There are three key versions (and several others; they have 1.0 through 1.6 and 2.0) of .NET Standard referenced; the key versions are 1.5 (supported by .NET Framework 4.6.2 and later and .NET Core 1.0 and later), 1.6 (supported by .NET Framework vNext and later and .NET Core 1.0 and later), and 2.0 (supported by .NET Framework 4.6.1 and later and .NET Core vNext and later).

1 comments

So, in a blog post titled "Introducing .NET Standard", it turns out .NET Standard already has 8 different versions?

Also, rereading the article, I notice "When we shipped .NET Core 1.0, we also introduced .NET Standard."

This text really could do with a good editor.

> it turns out .NET Standard already has 8 different versions?

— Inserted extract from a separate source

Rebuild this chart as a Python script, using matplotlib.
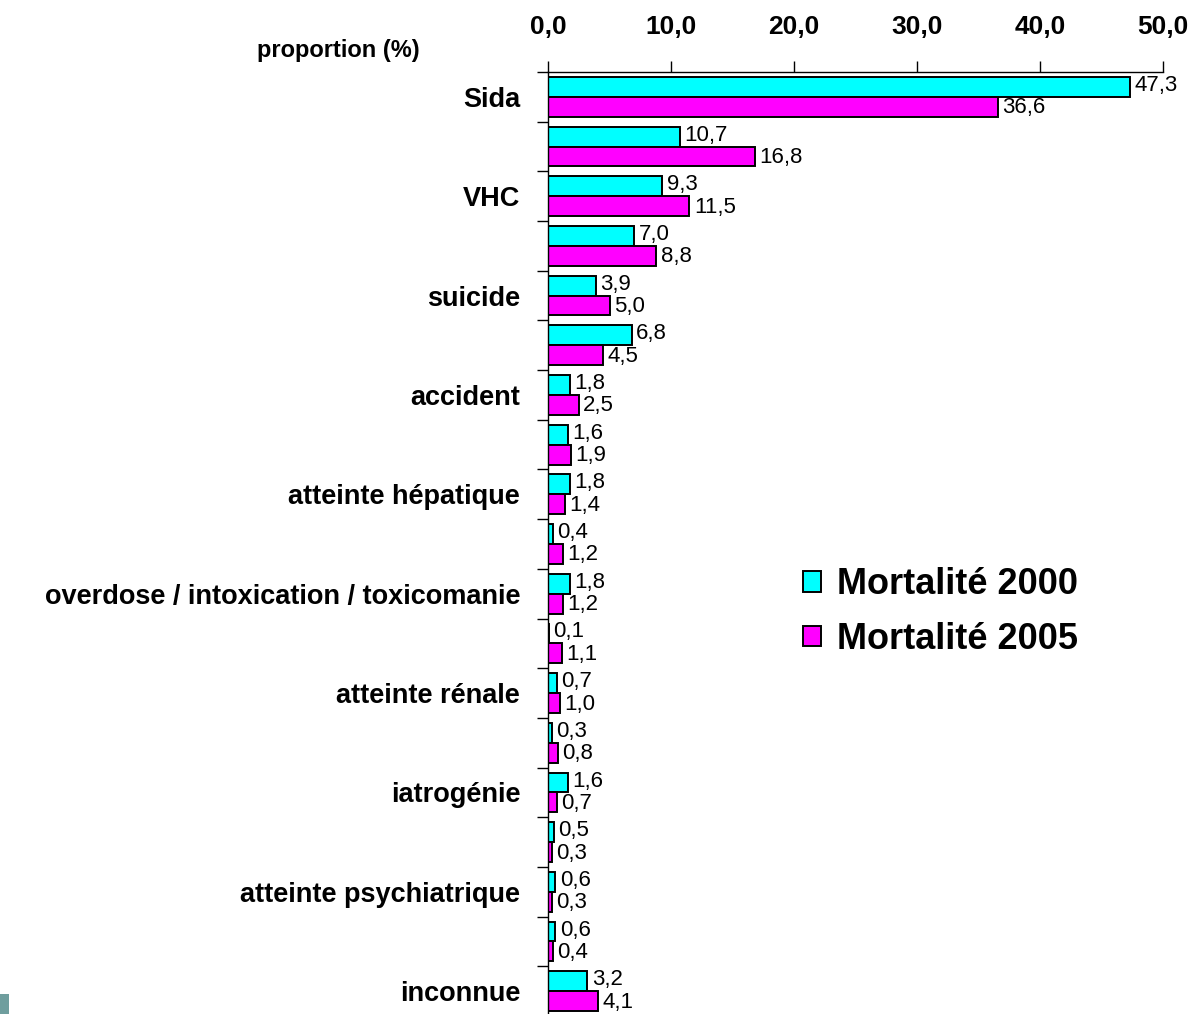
import numpy as np
import matplotlib
matplotlib.use('Agg')
import matplotlib.pyplot as plt
from matplotlib.patches import Rectangle

plt.rcParams['font.family'] = ['Liberation Sans', 'DejaVu Sans']

# categories (only every other one carries a label)
categories = ['Sida', '', 'VHC', '', 'suicide', '', 'accident', '',
              'atteinte hépatique', '', 'overdose / intoxication / toxicomanie', '',
              'atteinte rénale', '', 'iatrogénie', '', 'atteinte psychiatrique', '',
              'inconnue']
mort_2000 = [47.3, 10.7, 9.3, 7.0, 3.9, 6.8, 1.8, 1.6, 1.8, 0.4,
             1.8, 0.1, 0.7, 0.3, 1.6, 0.5, 0.6, 0.6, 3.2]
mort_2005 = [36.6, 16.8, 11.5, 8.8, 5.0, 4.5, 2.5, 1.9, 1.4, 1.2,
             1.2, 1.1, 1.0, 0.8, 0.7, 0.3, 0.3, 0.4, 4.1]
x_ticks = [0, 10, 20, 30, 40, 50]
series_names = ['Mortalité 2000', 'Mortalité 2005']


def fmt(v):
    return '{:.1f}'.format(v).replace('.', ',')


fig = plt.figure(figsize=(11.96, 10.14), dpi=100)
ax = fig.add_axes([548 / 1196, -0.002, (1163 - 548) / 1196, 1 - 72 / 1014 + 0.002])

y = np.arange(len(categories))
h = 0.4
b1 = ax.barh(y - h / 2, mort_2000, height=h, color='#00ffff', edgecolor='black',
             linewidth=1.4, label=series_names[0])
b2 = ax.barh(y + h / 2, mort_2005, height=h, color='#ff00ff', edgecolor='black',
             linewidth=1.4, label=series_names[1])

# value labels
for yi, v in zip(y, mort_2000):
    ax.text(v + 0.35, yi - h / 2 - 0.03, fmt(v), va='center', ha='left', fontsize=16)
for yi, v in zip(y, mort_2005):
    ax.text(v + 0.35, yi + h / 2 + 0.02, fmt(v), va='center', ha='left', fontsize=16)

ax.set_xlim(0, 50)
ax.set_ylim(len(categories) - 0.5, -0.5)
ax.xaxis.tick_top()
ax.set_xticks(x_ticks)
ax.set_xticklabels([fmt(t) for t in x_ticks], fontsize=19, fontweight='bold')
ax.tick_params(axis='x', direction='out', length=8, width=1, pad=16)

ax.set_yticks(y)
ax.set_yticklabels(categories, fontsize=19.5, fontweight='bold')
ax.tick_params(axis='y', which='major', length=0, pad=20)
ax.set_yticks(np.arange(-0.5, len(categories), 1.0), minor=True)
ax.tick_params(axis='y', which='minor', length=8, width=1, direction='out')

for side in ['right', 'bottom']:
    ax.spines[side].set_visible(False)
ax.spines['top'].set_linewidth(1)
ax.spines['left'].set_linewidth(1)

fig.text(420 / 1196, 1 - 50 / 1014, 'proportion (%)', ha='right', va='center',
         fontsize=17, fontweight='bold')

leg = fig.legend(handles=[b1, b2], loc='upper left',
                 bbox_to_anchor=(785 / 1196, 1 - 549 / 1014), frameon=False,
                 prop={'size': 26, 'weight': 'bold'}, handlelength=0.5,
                 handleheight=0.5, handletextpad=0.45, labelspacing=0.55,
                 borderpad=0)

# small slide marker bottom left
fig.patches.append(Rectangle((0, 0), 9 / 1196, 20 / 1014, transform=fig.transFigure,
                             facecolor='#6f9e9e', edgecolor='none'))

fig.savefig('out.png', dpi=100)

I think the versions prior to v1.6 were retrospectively defined based on the common capabilities of pre-existing platforms; v1.6 was what .NET Core 1.0 supported and .NET Framework vNext will support (2.0 is what .NET Framework 4.6.1 supports and what .NET Core vNext -- and vNext of MS's other platforms -- will support, and beyond 2.0 there will be more synchronous development across different platforms.)

That's exactly what happened, yes.
That's actually a fair point. I probably should have used a different wording.